Don’t get me wrong, I’m not about to say “maybe the pandemic was a good thing.” It wasn’t. Millions of lives lost, businesses closed and so many lives negatively affected will forever be its legacy. I’m just wondering what we might carry with us from this wild ride as we move forward. I certainly know what I learned.
In addition to the misery of sitting alone with our thoughts, the strength that so many people had to find over the past year was agonizing. I had several friends lose parents or spouses during the quarantine. They couldn’t have their funerals. We all know weddings, graduations and other joyful milestones that were taken away. Kids had to attend school virtually. Marriages suffered. I know I reevaluated some of my relationships, and sadly ended some, that I never thought I’d have the strength to do. “Bumpy ride” doesn’t begin to put the past year into words.

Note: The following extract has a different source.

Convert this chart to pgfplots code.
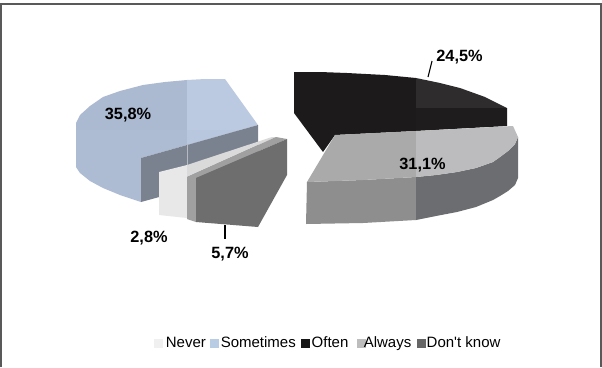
\documentclass[border=0pt]{standalone}
\usepackage{fontspec}
\setmainfont{Liberation Sans}[Ligatures=TeXOff]
\usepackage{pgfplots}
\pgfplotsset{compat=1.18}
\definecolor{nevr}{HTML}{F0F0F0}
\definecolor{smt}{HTML}{B8CCE4}
\definecolor{oftn}{HTML}{161616}
\definecolor{alw}{HTML}{BDBDBD}
\definecolor{dk}{HTML}{666666}
\definecolor{dkF}{HTML}{6E6E6E}
\definecolor{smtA}{HTML}{ABB9D1}
\definecolor{smtB}{HTML}{BBCAE1}
\definecolor{smtC}{HTML}{ADBBD3}
\definecolor{smtD}{HTML}{B8C7DE}
\definecolor{smtE}{HTML}{7B828F}
\definecolor{nevA}{HTML}{E8E8E8}
\definecolor{nevB}{HTML}{DADADA}
\definecolor{dkA}{HTML}{A0A0A0}
\definecolor{ofA}{HTML}{1C1A1B}
\definecolor{ofB}{HTML}{2E2C2D}
\definecolor{ofC}{HTML}{1E1C1D}
\definecolor{alA}{HTML}{8E8E8F}
\definecolor{alB}{HTML}{6C6D70}
\definecolor{alC}{HTML}{AAAAAA}
\definecolor{alD}{HTML}{BCBCBE}
\pgfplotsset{
  face/.style={fill=#1,draw=none,forget plot},
  swatch/.style={legend image code/.code={\fill[#1] (0pt,-4pt) rectangle (8pt,4pt);}},
}
\begin{document}
\begin{tikzpicture}[x=1pt,y=1pt]
\begin{axis}[
  scale only axis, width=602pt, height=367pt,
  xmin=0, xmax=602, ymin=0, ymax=367, y dir=reverse,
  hide axis, clip=false,
  legend columns=5,
  legend cell align=left,
  legend style={draw=none,fill=none,at={(axis cs:154,343.5)},anchor=west,
    font=\fontsize{15}{16}\selectfont,inner sep=0pt,outer sep=0pt,
    /tikz/column 1/.style={column sep=2pt},
    /tikz/column 2/.style={column sep=2.5pt},
    /tikz/column 3/.style={column sep=1pt},
    /tikz/column 4/.style={column sep=4pt},
    /tikz/column 5/.style={column sep=0.5pt},
    /tikz/column 6/.style={column sep=7.5pt},
    /tikz/column 7/.style={column sep=-3.5pt},
    /tikz/column 8/.style={column sep=4.5pt},
    /tikz/column 9/.style={column sep=-0.5pt},
    nodes={inner xsep=1.5pt,inner ysep=0pt,text height=11pt,text depth=3pt}},
]
% frame
\addplot[face=white] coordinates {(0,0)(602,0)(602,367)(0,367)};
\addplot[draw=black!65,line width=1.6pt,forget plot] coordinates {(1,367)(1,4)(601,4)(601,367)};

% Sometimes: top surface, outer wall, cut wall
\addplot[face=smtA] coordinates {(76,130)(76,123)(80,115)(90,106)(103,97)(120,91)(143,85)(165,82)(187,80)(187,130)};
\addplot[face=smtB] coordinates {(187,80)(205,79)(225,79)(258,125)(187,145)(187,130)};
\addplot[face=smtC] coordinates {(76,130)(187,130)(187,145)(141,158)(141,202)(120,195)(103,188)(90,181)(80,173)(76,167)};
\addplot[face=smtD] coordinates {(187,130)(240,130)(187,145)};
\addplot[face=smtE] coordinates {(141,158)(258,125)(258,170)(141,202)};
\addplot[draw=white,opacity=0.45,line width=0.6pt,forget plot] coordinates {(187,145)(187,165)};

% Never
\addplot[face=nevA] coordinates {(159,172)(187,165)(187,218)(159,215)};
\addplot[face=nevB] coordinates {(187,165)(272,137)(276,137)(187,177)};

% Don't know
\addplot[face=dkA] coordinates {(187,177)(276,137)(287,139)(196,178)(196,222)(187,219)};
\addplot[face=dkF] coordinates {(196,178)(287,139)(287,175)(258,227)(196,222)};

% Often
\addplot[face=ofA] coordinates {(294,72)(320,72)(347,73)(385,75)(416,78)(416,131)(335,135)(323,152)(294,113)};
\addplot[face=ofB] coordinates {(416,78)(440,83)(460,88)(485,97)(507,108)(416,108)};
\addplot[face=ofC] coordinates {(416,108)(507,108)(507,126)(416,131)};

% Always
\addplot[face=alA] coordinates {(307,182)(363,180)(416,177)(416,220)(363,223)(306,224)};
\addplot[face=alB] coordinates {(416,177)(436,175)(457,172)(476,168)(493,162)(500,157)(508,151)(515,144)(518,137)(518,178)(515,185)(508,191)(500,196)(493,200)(476,207)(457,212)(436,216)(416,220)};
\addplot[face=alC] coordinates {(335,135)(416,131)(416,177)(363,180)(307,182)};
\addplot[face=alD] coordinates {(416,131)(513,126)(518,137)(515,144)(508,151)(500,157)(493,162)(476,168)(457,172)(436,175)(416,177)};

% leader lines
\addplot[black,line width=1.1pt,forget plot] coordinates {(225,225)(225,239)};
\addplot[black,line width=1.1pt,forget plot] coordinates {(428,77)(432,61)};

% value labels
\addplot[only marks,mark=none,forget plot,
  nodes near coords={\fontsize{16.3}{18}\selectfont\bfseries\pgfplotspointmeta\%},
  nodes near coords align={center},
  point meta=explicit symbolic]
  table[meta=v] {
x y v
128 115 {35,8}
149 238 {2,8}
230 254 {5,7}
459.5 57.5 {24,5}
422.5 165 {31,1}
};

% legend
\addlegendimage{swatch=nevr}\addlegendentry{Never}
\addlegendimage{swatch=smt}\addlegendentry{Sometimes}
\addlegendimage{swatch=oftn}\addlegendentry{Often}
\addlegendimage{swatch=alw}\addlegendentry{Always}
\addlegendimage{swatch=dk}\addlegendentry{Don't know}
\end{axis}
\end{tikzpicture}
\end{document}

Two days ago I got my second Covid vaccination. Afterwards it felt like that year-long jarring rollercoaster in the dark had gently pulled into that station on the sunniest, the brightest, of spring days more like the peaceful little kiddie train at the zoo. I was finally offered a hand and asked to get off the ride and exit to the right.
As I walked out the soles of my feet were sliding inside my sandals from nervous sweat because I hate shots, but I was also overjoyed and felt like kissing every stranger in that store. I was actually a little teary-eyed thinking of how far we’ve come this past year, how much strength we had to find to hold onto the handrail at times, but maybe just leaning into the quiet, as much as we hate it, is where the real strength is found—that place where we can’t ignore our own voice over the sound of the rickety coaster on the noisy track.
Maybe that’s why we hate it, because now we know how strong we can be.